André surgit enfin, fier d’apporter des vivres et produits de toutes sortes. L’industriel a vendu autrefois de l’acier outre Manche avant de se tourner de l’autre côté du Rhin. Les convives n’en croient pas leurs yeux. Comment rivaliser avec Fleur de rocaille de chez Caron lorsque l’on a eu tant de mal à dénicher comme cadeau une ou deux paires de bas ? André est également en possession d’une caméra. Tant pis pour Max. Il s’empresse d’immortaliser ce moment de convivialité.

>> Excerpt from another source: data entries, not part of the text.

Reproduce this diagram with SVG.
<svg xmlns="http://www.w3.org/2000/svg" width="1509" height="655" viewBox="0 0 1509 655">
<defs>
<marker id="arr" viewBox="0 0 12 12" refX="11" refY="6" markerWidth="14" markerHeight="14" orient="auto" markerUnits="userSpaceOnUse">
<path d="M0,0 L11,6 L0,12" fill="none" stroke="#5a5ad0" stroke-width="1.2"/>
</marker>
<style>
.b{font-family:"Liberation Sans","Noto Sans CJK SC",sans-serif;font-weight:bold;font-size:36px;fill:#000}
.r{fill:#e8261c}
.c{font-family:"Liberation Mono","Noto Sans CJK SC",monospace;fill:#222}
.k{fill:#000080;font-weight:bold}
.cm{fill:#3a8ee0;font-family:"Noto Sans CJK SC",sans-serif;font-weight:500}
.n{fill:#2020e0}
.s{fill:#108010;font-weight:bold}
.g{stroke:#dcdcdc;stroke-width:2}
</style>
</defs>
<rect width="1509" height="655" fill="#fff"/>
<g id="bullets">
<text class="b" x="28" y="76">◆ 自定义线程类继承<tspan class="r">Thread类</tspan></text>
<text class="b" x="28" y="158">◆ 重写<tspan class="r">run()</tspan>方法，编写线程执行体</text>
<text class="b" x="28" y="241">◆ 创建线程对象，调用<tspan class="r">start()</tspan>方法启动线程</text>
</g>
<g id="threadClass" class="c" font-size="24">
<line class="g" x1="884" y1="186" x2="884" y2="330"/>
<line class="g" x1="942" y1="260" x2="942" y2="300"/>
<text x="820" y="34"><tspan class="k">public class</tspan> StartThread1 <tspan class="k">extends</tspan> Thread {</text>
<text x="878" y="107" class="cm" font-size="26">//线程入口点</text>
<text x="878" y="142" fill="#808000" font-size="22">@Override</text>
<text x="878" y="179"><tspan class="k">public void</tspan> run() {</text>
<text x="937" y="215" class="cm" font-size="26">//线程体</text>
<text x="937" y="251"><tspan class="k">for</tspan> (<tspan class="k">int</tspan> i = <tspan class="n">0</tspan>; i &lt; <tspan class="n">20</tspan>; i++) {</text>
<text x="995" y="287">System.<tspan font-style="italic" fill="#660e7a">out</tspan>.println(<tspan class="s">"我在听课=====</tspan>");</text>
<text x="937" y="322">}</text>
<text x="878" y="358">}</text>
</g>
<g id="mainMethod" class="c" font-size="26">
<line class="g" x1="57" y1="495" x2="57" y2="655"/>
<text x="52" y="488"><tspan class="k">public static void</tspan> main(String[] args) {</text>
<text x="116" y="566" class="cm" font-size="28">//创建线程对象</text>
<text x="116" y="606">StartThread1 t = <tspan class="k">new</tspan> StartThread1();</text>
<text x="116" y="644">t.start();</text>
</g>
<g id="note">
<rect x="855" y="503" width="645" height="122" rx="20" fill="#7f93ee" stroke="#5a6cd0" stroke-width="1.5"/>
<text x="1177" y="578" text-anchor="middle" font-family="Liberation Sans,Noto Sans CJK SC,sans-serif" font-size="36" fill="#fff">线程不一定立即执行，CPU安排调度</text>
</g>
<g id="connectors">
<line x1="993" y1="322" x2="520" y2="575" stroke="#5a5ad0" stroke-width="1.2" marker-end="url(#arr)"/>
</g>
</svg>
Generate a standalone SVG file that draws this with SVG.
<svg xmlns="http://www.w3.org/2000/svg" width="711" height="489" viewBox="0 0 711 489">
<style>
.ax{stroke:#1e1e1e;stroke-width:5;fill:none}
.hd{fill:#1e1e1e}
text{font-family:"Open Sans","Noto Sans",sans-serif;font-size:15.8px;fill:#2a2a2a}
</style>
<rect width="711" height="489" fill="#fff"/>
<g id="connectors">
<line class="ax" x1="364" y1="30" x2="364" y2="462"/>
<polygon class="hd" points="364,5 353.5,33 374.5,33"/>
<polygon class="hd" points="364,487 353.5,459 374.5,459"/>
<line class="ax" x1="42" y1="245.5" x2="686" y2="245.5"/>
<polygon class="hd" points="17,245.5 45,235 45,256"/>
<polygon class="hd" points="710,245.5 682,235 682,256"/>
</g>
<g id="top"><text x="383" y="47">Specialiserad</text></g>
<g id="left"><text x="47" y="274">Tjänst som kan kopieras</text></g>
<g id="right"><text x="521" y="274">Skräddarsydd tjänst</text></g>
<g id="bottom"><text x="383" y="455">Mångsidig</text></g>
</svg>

Ils sont en pleine euphorie lorsque deux coups de feu provenant de la rue interrompt leur joyeux brouhaha. S’ensuivent une cavalcade de bruits de bottes dans la cage d’escalier, l’arrivée tonitruante du commandant Kaubach et l’annonce des représailles: deux officiers assassinés se soldent par vingt otages qui seront exécutés sur le champ. Dix-huit sont déjà rassemblés dans la rue, il en manque deux. Reconnaissant en Victor le libraire chez qui il se fournit, il module sa décision. Il donne aux convives deux heures pour terminer leur repas et leur laisse la tâche redoutable de désigner eux-mêmes les deux otages.
Comment peuvent-ils décider de la mort de deux d’entre eux ? Horrifiés, les amis réfléchissent, voulant tout d’abord rester soudés. Laisser le hasard décider, recourir à un colonel dont Jean-Paul a soigné la femme, soudoyer le commandant en lui offrant une édition rare de « La divine Comédie », ces propositions ou initiatives échouent. Ils passent alors à la vitesse supérieure : Max est juif, pourvu qu’il vienne… Et Stern le banquier ? Jean-Paul sait où il se cache. L’une des deux femmes présentes pourrait peut-être se dévouer… Les idées s’enchaînent, guidées par la terreur. Chacun se dévoile peu à peu. La réflexion d’André «je préfère être un nazi vivant qu’un français mort» est éloquente. Le repas des fauves est lancé.
Si Vahé Katcha possède l’art d’imaginer les ressources auxquelles un être humain a recours pour éviter le peloton d’exécution, Julien Sibre excelle à distiller l’angoisse qui s’empare des personnages à mesure que le temps s’achemine vers la redoutable décision.
Entre rires nerveux et indignation, le public suit, médusé, les dialogues ciselés, tout à fait glaçants, restitués par des comédiens de haut vol. A voir absolument. M-P P. Théâtre Hébertot 17e.